- Description of the task -
Quote the whole listing word for word. Do not include the pictures.

|---|

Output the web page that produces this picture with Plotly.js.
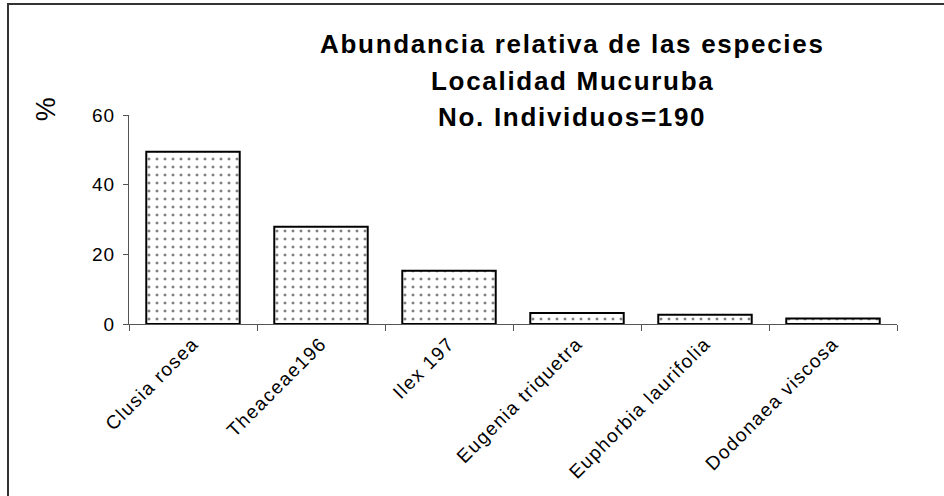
<!DOCTYPE html>
<html>
<head>
<meta charset="utf-8">
<script src="https://cdn.plot.ly/plotly-3.0.1.min.js"></script>
<style>
html,body{margin:0;padding:0;background:#fff;}
#chart{width:944px;height:496px;}
.annotation-text{letter-spacing:1.7px;}
.annotation[data-index="3"] .annotation-text{letter-spacing:0;}
.xtick text{letter-spacing:1.4px;}
.ytick text{letter-spacing:1px;}
</style>
</head>
<body>
<div id="chart"></div>
<script>
const species = ["Clusia rosea", "Theaceae196", "Ilex 197", "Eugenia triquetra", "Euphorbia laurifolia", "Dodonaea viscosa"];
const abundance = [49.47, 27.89, 15.26, 3.16, 2.63, 1.58];
const yTicks = [0, 20, 40, 60];
const titleLines = ["Abundancia relativa de las especies", "Localidad Mucuruba", "No. Individuos=190"];
const yLabel = "%";

const W = 944, H = 496;
const M = {l: 129, r: 47, t: 115, b: 172};
const pw = W - M.l - M.r, ph = H - M.t - M.b;
const px = x => (x - M.l) / pw;
const py = y => (H - M.b - y) / ph;

const font = "Liberation Sans, Arial, sans-serif";
const titleY = [44, 81, 117];
const annotations = titleLines.map((t, i) => ({
  text: "<b>" + t + "</b>", xref: "paper", yref: "paper",
  x: px(572), y: py(titleY[i]), xanchor: "center", yanchor: "middle",
  showarrow: false, font: {family: font, size: 26, color: "#000"}
}));
annotations.push({
  text: yLabel, xref: "paper", yref: "paper", x: px(46), y: py(109),
  xanchor: "center", yanchor: "middle", textangle: -90, showarrow: false,
  font: {family: font, size: 27, color: "#000"}
});

const trace = {
  type: "bar", x: species, y: abundance,
  marker: {
    color: "#fff",
    line: {color: "#000", width: 2},
    pattern: {shape: ".", fgcolor: "#000", bgcolor: "#fff", size: 8, solidity: 0.11, fillmode: "overlay"}
  },
  hoverinfo: "x+y"
};

const layout = {
  width: W, height: H,
  margin: M,
  paper_bgcolor: "#fff", plot_bgcolor: "#fff",
  showlegend: false,
  bargap: 0.27,
  xaxis: {
    type: "category", tickangle: -45, tickson: "boundaries",
    ticks: "outside", ticklen: 6, tickcolor: "#555", tickwidth: 1,
    showline: true, linecolor: "#555", linewidth: 1,
    showgrid: false, zeroline: false,
    tickfont: {family: font, size: 19, color: "#000"}
  },
  yaxis: {
    range: [0, 60], tickvals: yTicks, ticktext: yTicks.map(String),
    ticks: "outside", ticklen: 5, tickcolor: "#555", tickwidth: 1,
    ticklabelstandoff: 4,
    showline: true, linecolor: "#555", linewidth: 1,
    showgrid: false, zeroline: false,
    tickfont: {family: font, size: 19, color: "#000"}
  },
  annotations: annotations,
  shapes: [
    {type: "line", xref: "paper", yref: "paper", x0: px(8), x1: px(8), y0: py(3), y1: py(H + 5), line: {color: "#333", width: 2}},
    {type: "line", xref: "paper", yref: "paper", x0: px(7), x1: px(W + 5), y0: py(4), y1: py(4), line: {color: "#333", width: 2}}
  ]
};

Plotly.newPlot("chart", [trace], layout, {displayModeBar: false, staticPlot: true});
</script>
</body>
</html>
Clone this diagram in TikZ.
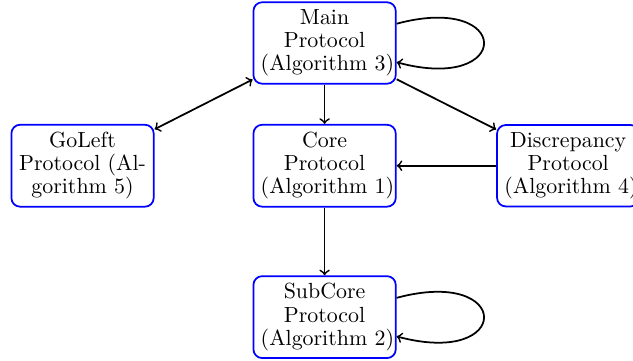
\documentclass[tikz,border=0pt]{standalone}
\usepackage{amsmath}
\usepackage{amssymb}
\hyphenpenalty=10000

\begin{document}
\begin{tikzpicture}[proto/.style = {draw=blue, rounded corners, text width=2.05cm, align=center, font=\fontsize{10pt}{10.6pt}\selectfont}, >=to, thick]
  \useasboundingbox (-5.21,0.69) rectangle (4.95,-5.09);
  \node[proto] (main) at (0,0) {Main Protocol (Algorithm~3)};
  \node[proto] (core) at (0,-1.97) {Core Protocol (Algorithm~1)};
  \node[proto] (left) at (-3.885,-1.97) {GoLeft Protocol (Al-\\gorithm~5)};
  \node[proto] (disc) at (3.91,-1.97) {Discrepancy Protocol (Algorithm~4)};
  \node[proto] (sub) at (0,-4.40) {SubCore Protocol (Algorithm~2)};
  \draw[->] (main) to[loop right] (main);
  \draw[<->] (main)--(left);
  \draw[->] (main)--(core);
  \draw[->] (main)--(disc);
  \draw[->] (disc)--(core);
  \draw[->] (core)--(sub);
  \draw[->] (sub) to[loop right] (sub);
\end{tikzpicture}
\end{document}
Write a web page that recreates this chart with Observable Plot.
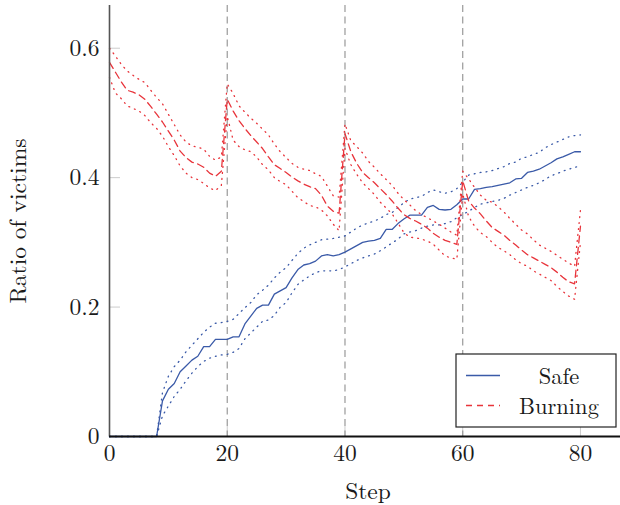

|---|

- The result -
Output the web page that produces this picture with Plotly.js.
<!DOCTYPE html>
<html>
<head>
<meta charset="utf-8">
<script src="https://cdn.plot.ly/plotly-3.0.1.min.js"></script>
<style>
html,body{margin:0;padding:0;background:#fff;}
#chart{width:944px;height:496px;}
.annotation-text{letter-spacing:1.7px;}
.annotation[data-index="3"] .annotation-text{letter-spacing:0;}
.xtick text{letter-spacing:1.4px;}
.ytick text{letter-spacing:1px;}
</style>
</head>
<body>
<div id="chart"></div>
<script>
const species = ["Clusia rosea", "Theaceae196", "Ilex 197", "Eugenia triquetra", "Euphorbia laurifolia", "Dodonaea viscosa"];
const abundance = [49.47, 27.89, 15.26, 3.16, 2.63, 1.58];
const yTicks = [0, 20, 40, 60];
const titleLines = ["Abundancia relativa de las especies", "Localidad Mucuruba", "No. Individuos=190"];
const yLabel = "%";

const W = 944, H = 496;
const M = {l: 129, r: 47, t: 115, b: 172};
const pw = W - M.l - M.r, ph = H - M.t - M.b;
const px = x => (x - M.l) / pw;
const py = y => (H - M.b - y) / ph;

const font = "Liberation Sans, Arial, sans-serif";
const titleY = [44, 81, 117];
const annotations = titleLines.map((t, i) => ({
  text: "<b>" + t + "</b>", xref: "paper", yref: "paper",
  x: px(572), y: py(titleY[i]), xanchor: "center", yanchor: "middle",
  showarrow: false, font: {family: font, size: 26, color: "#000"}
}));
annotations.push({
  text: yLabel, xref: "paper", yref: "paper", x: px(46), y: py(109),
  xanchor: "center", yanchor: "middle", textangle: -90, showarrow: false,
  font: {family: font, size: 27, color: "#000"}
});

const trace = {
  type: "bar", x: species, y: abundance,
  marker: {
    color: "#fff",
    line: {color: "#000", width: 2},
    pattern: {shape: ".", fgcolor: "#000", bgcolor: "#fff", size: 8, solidity: 0.11, fillmode: "overlay"}
  },
  hoverinfo: "x+y"
};

const layout = {
  width: W, height: H,
  margin: M,
  paper_bgcolor: "#fff", plot_bgcolor: "#fff",
  showlegend: false,
  bargap: 0.27,
  xaxis: {
    type: "category", tickangle: -45, tickson: "boundaries",
    ticks: "outside", ticklen: 6, tickcolor: "#555", tickwidth: 1,
    showline: true, linecolor: "#555", linewidth: 1,
    showgrid: false, zeroline: false,
    tickfont: {family: font, size: 19, color: "#000"}
  },
  yaxis: {
    range: [0, 60], tickvals: yTicks, ticktext: yTicks.map(String),
    ticks: "outside", ticklen: 5, tickcolor: "#555", tickwidth: 1,
    ticklabelstandoff: 4,
    showline: true, linecolor: "#555", linewidth: 1,
    showgrid: false, zeroline: false,
    tickfont: {family: font, size: 19, color: "#000"}
  },
  annotations: annotations,
  shapes: [
    {type: "line", xref: "paper", yref: "paper", x0: px(8), x1: px(8), y0: py(3), y1: py(H + 5), line: {color: "#333", width: 2}},
    {type: "line", xref: "paper", yref: "paper", x0: px(7), x1: px(W + 5), y0: py(4), y1: py(4), line: {color: "#333", width: 2}}
  ]
};

Plotly.newPlot("chart", [trace], layout, {displayModeBar: false, staticPlot: true});
</script>
</body>
</html>
Clone this diagram in TikZ.
\documentclass[tikz,border=0pt]{standalone}
\usepackage{amsmath}
\usepackage{amssymb}
\hyphenpenalty=10000

\begin{document}
\begin{tikzpicture}[proto/.style = {draw=blue, rounded corners, text width=2.05cm, align=center, font=\fontsize{10pt}{10.6pt}\selectfont}, >=to, thick]
  \useasboundingbox (-5.21,0.69) rectangle (4.95,-5.09);
  \node[proto] (main) at (0,0) {Main Protocol (Algorithm~3)};
  \node[proto] (core) at (0,-1.97) {Core Protocol (Algorithm~1)};
  \node[proto] (left) at (-3.885,-1.97) {GoLeft Protocol (Al-\\gorithm~5)};
  \node[proto] (disc) at (3.91,-1.97) {Discrepancy Protocol (Algorithm~4)};
  \node[proto] (sub) at (0,-4.40) {SubCore Protocol (Algorithm~2)};
  \draw[->] (main) to[loop right] (main);
  \draw[<->] (main)--(left);
  \draw[->] (main)--(core);
  \draw[->] (main)--(disc);
  \draw[->] (disc)--(core);
  \draw[->] (core)--(sub);
  \draw[->] (sub) to[loop right] (sub);
\end{tikzpicture}
\end{document}
Write a web page that recreates this chart with Observable Plot.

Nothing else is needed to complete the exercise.